Se la politica, come soggetto e, al medesimo tempo, insieme di luoghi della decisione, latita, scemando in un evanescente concentrato di tecnicismi e di pressapochismi sovranisti, subentra allora il gioco delle identità riflesse, quelle tanto esibite quanto concretamente destinate a contare, nei fatti, poco se non nulla. Gli illusionismi populistici, al pari di quelli tecnocratici, non offrono mai soluzioni reali bensì compensazioni risarcitorie. È parte di essi il campo asfissiante dei simbolismi, chiamati – in qualche modo – a surrogare ciò che di fatto è invece assente.

Certo, mai ci si dovrà dimenticare della lezione novecentesca per la quale il rapporto tra le cose (la cosiddetta «struttura») e le loro raffigurazioni (la «sovrastruttura») è elemento integrante dei rapporti di potere e, con essi, delle diseguaglianze strutturali. Le immagini di senso comune, per intenderci, servono a sancire, cristallizzandole rigidamente e quindi in qualche modo legittimandole davanti alla collettività, le disparità nell’accesso alle risorse. In un tale quadro di riflessioni, la battaglia dell’odierna destra illiberale ha un obiettivo fondamentale, che non può essere confuso con la lotta politica contro i suoi tradizionali avversari. Infatti, esso trova nella delegittimazione di tutte le istanze storiche di emancipazione, quanto meno per come sono venute affermandosi concretamente, dalla lotta di Liberazione in poi, il suo fulcro più potente.

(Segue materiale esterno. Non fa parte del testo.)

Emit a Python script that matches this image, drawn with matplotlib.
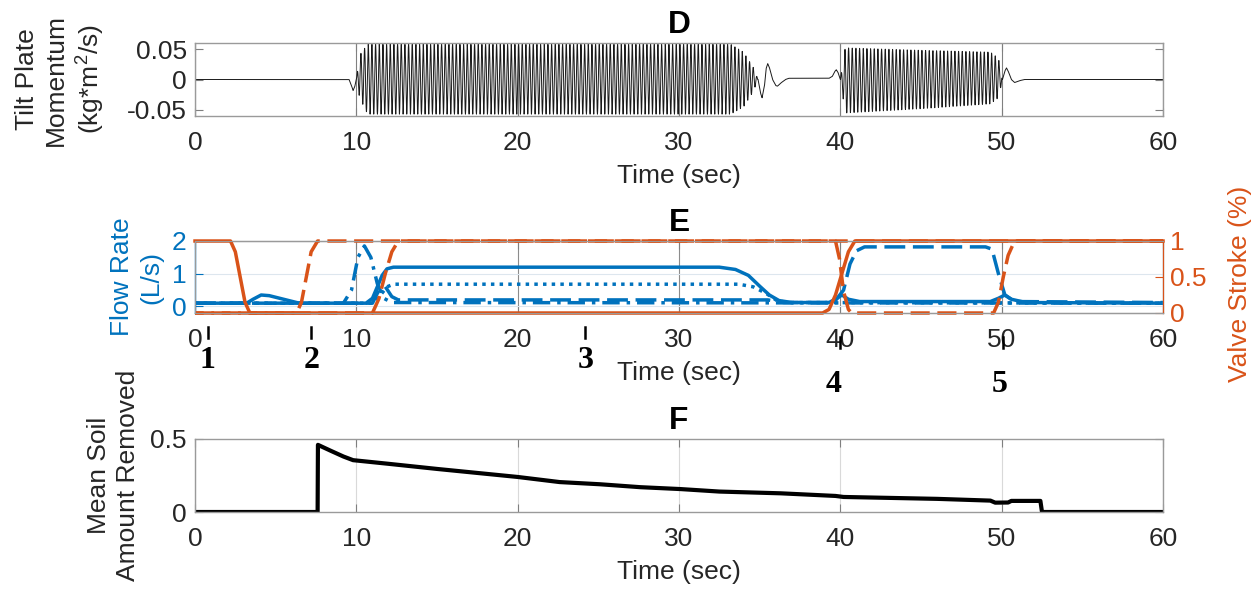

QUELLA DESTRA, che in Italia è da sempre ben presente, non solo non ha fatto i conti con il passato ma non intende in alcun modo farli neanche per i tempi a venire. Poiché in esso, con i richiami e gli echi ai suoi aspetti più deteriori, continua invece a riconoscersi, neanche troppo sottilmente. Entriamo quindi nel merito della questione. La destra illiberale, che trova un accredito tra gli elettori italiani, raggiungendo oramai il quaranta per cento dei consensi, sta conducendo da più di trent’anni – quindi ben prima dello stesso tempo di Berlusconi – un kulturkampf contro le architravi antifasciste del sistema costituzionale italiano. L’elemento di aggregazione di soggetti e protagonisti diversi è il richiamo ad un violento anticomunismo di facciata. Le molteplici retoriche contro il «totalitarismo», che dagli anni Ottanta in poi si sono acriticamente ripetute, nel nome del trionfo di un liberalismo inteso essenzialmente non come cultura delle regole bensì in quanto individualismo proprietario, puntano a lasciare disarticolate le funzioni redistributive dello Stato. Nulla di nuovo, da questo punto di vista.

In una tale temperie, tuttavia si inseriscono gli oramai maniacali rimandi alla necessità di «parificare» le storie (e le memorie) del passato, nel nome di un’inesistente par condicio tra fronti diversi. La parificazione, per capirci, è un dispositivo in virtù del quale si azzerano le responsabilità storiche e i profili di distinzione per sancire, al loro posto, la menzognera equiparabilità tra drammi e tragedie del passato. La confusione di cose, fatti, eventi e attori distinti serve essenzialmente a due obiettivi: il primo di essi è l’affermare che, posta la colpevolezza di tutti, nessuno sia responsabile di qualcosa per davvero e fino in fondo; il secondo movente, invece, gioca con il vittimismo, dipingendo se stessi come la parte lesa. Il primo procedimento si chiama autoassoluzione; il secondo è una risorsa sempre più efficace per auto-raffigurarsi nell’arena politica e cercare il consenso.

IL TENTATIVO, l’ultimo in ordine di successione, di sancire la perseguibilità penale di chi intendesse procedere alla «negazione, minimizzazione o apologia dei massacri delle foibe», attraverso l’associazione di queste condotte a quelle contro la memoria della Shoah, si inscrive a pieno titolo dentro un disegno che deforma e trasfigura la storia per trasformarla in uno strumento di ricatto giudiziario. Anche questa non è una novità ma è ora divenuta, a pieno titolo, parte di un disegno revanscista che si adopera nella manipolazione di ciò che fu per condizionare e ipotecare quello che potrebbe essere. Che la storia, intesa come ricostruzione del passato, sia un campo dialettico di confronto lo si è sempre saputo; che ora diventi il terreno della censura a venire, deve indurre a fa riflettere sulla pericolosità di tutti quei dispositivi penali che, nel nome della «verità», rischiano di trasformarsi in strumenti di azzeramento di ogni forma di discussione.

TROPPO SPESSO ci si è cullati nell’illusione che la sanzione giuridica potesse essere un valido corredo nella formazione di un’opinione corretta e non, piuttosto, l’anticamera dell’annichilimento di ogni confronto di merito. Il rischio di un contrappasso, adesso, si sta facendo sempre più evidente.